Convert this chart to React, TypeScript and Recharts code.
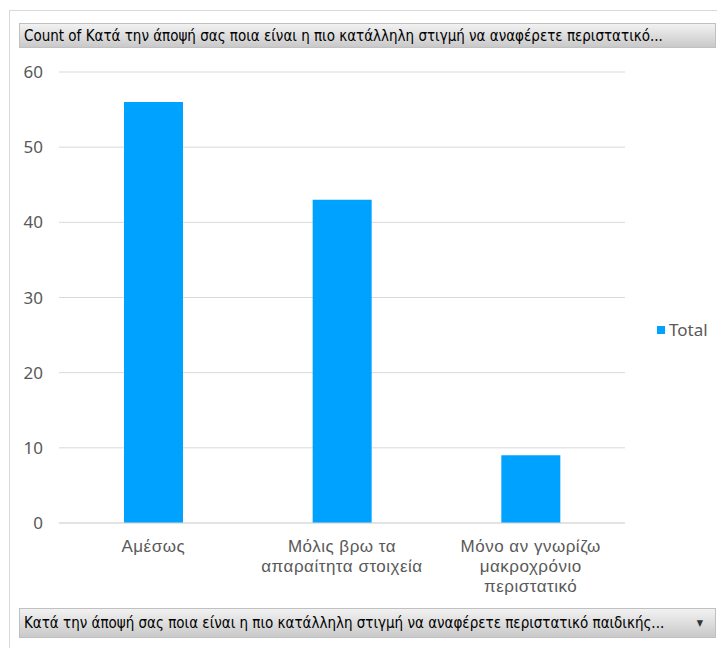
import React from "react";
import { Bar, BarChart, CartesianGrid, XAxis, YAxis } from "recharts";

const categories = ["Αμέσως", "Μόλις βρω τα απαραίτητα στοιχεία", "Μόνο αν γνωρίζω μακροχρόνιο περιστατικό"];
const tickLines = [
  ["Αμέσως"],
  ["Μόλις βρω τα", "απαραίτητα στοιχεία"],
  ["Μόνο αν γνωρίζω", "μακροχρόνιο", "περιστατικό"],
];
const totals = [56, 43, 9];
const yTicks = [0, 10, 20, 30, 40, 50, 60];

const titleText = "Count of Κατά την άποψή σας ποια είναι η πιο κατάλληλη στιγμή να αναφέρετε περιστατικό...";
const filterText = "Κατά την άποψή σας ποια είναι η πιο κατάλληλη στιγμή να αναφέρετε περιστατικό παιδικής...";

const data = categories.map((name, i) => ({ name, Total: totals[i] }));

const FONT = "'Noto Sans', 'Liberation Sans', sans-serif";
const TICKFONT = "'Liberation Sans', Arial, sans-serif";
const NARROW = "'Liberation Sans Narrow', 'DejaVu Sans Condensed', sans-serif";
const BLUE = "#00a2ff";

// multi-line category labels, one <text> per line
function CatTick(props: any) {
  const { x, y, payload } = props;
  const lines = tickLines[payload.index] || [payload.value];
  return (
    <g>
      {lines.map((l: string, i: number) => (
        <text
          key={i}
          x={x}
          y={y + 21 + i * 20}
          textAnchor="middle"
          fill="#595959"
          fontSize={17}
          letterSpacing={0.5}
          fontFamily={TICKFONT}
        >
          {l}
        </text>
      ))}
    </g>
  );
}

const barStyle: React.CSSProperties = {
  position: "absolute",
  left: 19,
  right: 1,
  background: "linear-gradient(#f2f2f2, #c9c9c9)",
  border: "1px solid #c0c0c0",
  boxSizing: "border-box",
  fontFamily: NARROW,
  fontSize: 15,
  color: "#000",
  paddingLeft: 4,
  display: "flex",
  alignItems: "center",
  whiteSpace: "nowrap",
  overflow: "hidden",
};

export default function App() {
  return (
    <div style={{ position: "absolute", left: 0, top: 0, width: 717, height: 648, background: "#fff", overflow: "hidden" }}>
      <div
        style={{
          position: "absolute",
          left: 9,
          top: 10,
          width: 720,
          height: 660,
          borderLeft: "1px solid #d9d9d9",
          borderTop: "1px solid #d9d9d9",
        }}
      />
      <div style={{ position: "absolute", left: 0, top: 0 }}>
        <BarChart width={717} height={648} data={data} margin={{ top: 72, right: 92, bottom: 45, left: 0 }} barSize={59}>
          <CartesianGrid vertical={false} stroke="#d9d9d9" />
          <XAxis
            dataKey="name"
            tick={<CatTick />}
            tickLine={false}
            axisLine={{ stroke: "#d9d9d9" }}
            interval={0}
            height={80}
          />
          <YAxis
            width={59}
            domain={[0, 60]}
            ticks={yTicks}
            tickLine={false}
            axisLine={false}
            tickSize={0}
            tickMargin={16}
            tick={{ fill: "#595959", fontSize: 17, fontFamily: FONT }}
          />
          <Bar dataKey="Total" fill={BLUE} isAnimationActive={false} />
        </BarChart>
      </div>
      <div
        style={{
          position: "absolute",
          left: 657,
          top: 318,
          display: "flex",
          alignItems: "center",
          fontFamily: FONT,
          fontSize: 17,
          color: "#595959",
        }}
      >
        <span style={{ width: 8, height: 8, background: BLUE, marginRight: 4, display: "inline-block" }} />
        <span>Total</span>
      </div>
      <div style={{ ...barStyle, top: 23, height: 25 }}>{titleText}</div>
      <div style={{ ...barStyle, top: 608, height: 30 }}>
        <span style={{ flex: 1 }}>{filterText}</span>
        <span style={{ fontSize: 9, color: "#333", marginRight: 12 }}>▼</span>
      </div>
    </div>
  );
}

● ● ● ● ●

- Problem to work on
Return only the lines running from the top of the data to the line that holds "const data = categories.map((name, i)". Include both of those lines, but skip the pictures.

- Written reply
Convert this chart to React, TypeScript and Recharts code.
import React from "react";
import { Bar, BarChart, CartesianGrid, XAxis, YAxis } from "recharts";

const categories = ["Αμέσως", "Μόλις βρω τα απαραίτητα στοιχεία", "Μόνο αν γνωρίζω μακροχρόνιο περιστατικό"];
const tickLines = [
  ["Αμέσως"],
  ["Μόλις βρω τα", "απαραίτητα στοιχεία"],
  ["Μόνο αν γνωρίζω", "μακροχρόνιο", "περιστατικό"],
];
const totals = [56, 43, 9];
const yTicks = [0, 10, 20, 30, 40, 50, 60];

const titleText = "Count of Κατά την άποψή σας ποια είναι η πιο κατάλληλη στιγμή να αναφέρετε περιστατικό...";
const filterText = "Κατά την άποψή σας ποια είναι η πιο κατάλληλη στιγμή να αναφέρετε περιστατικό παιδικής...";

const data = categories.map((name, i) => ({ name, Total: totals[i] }));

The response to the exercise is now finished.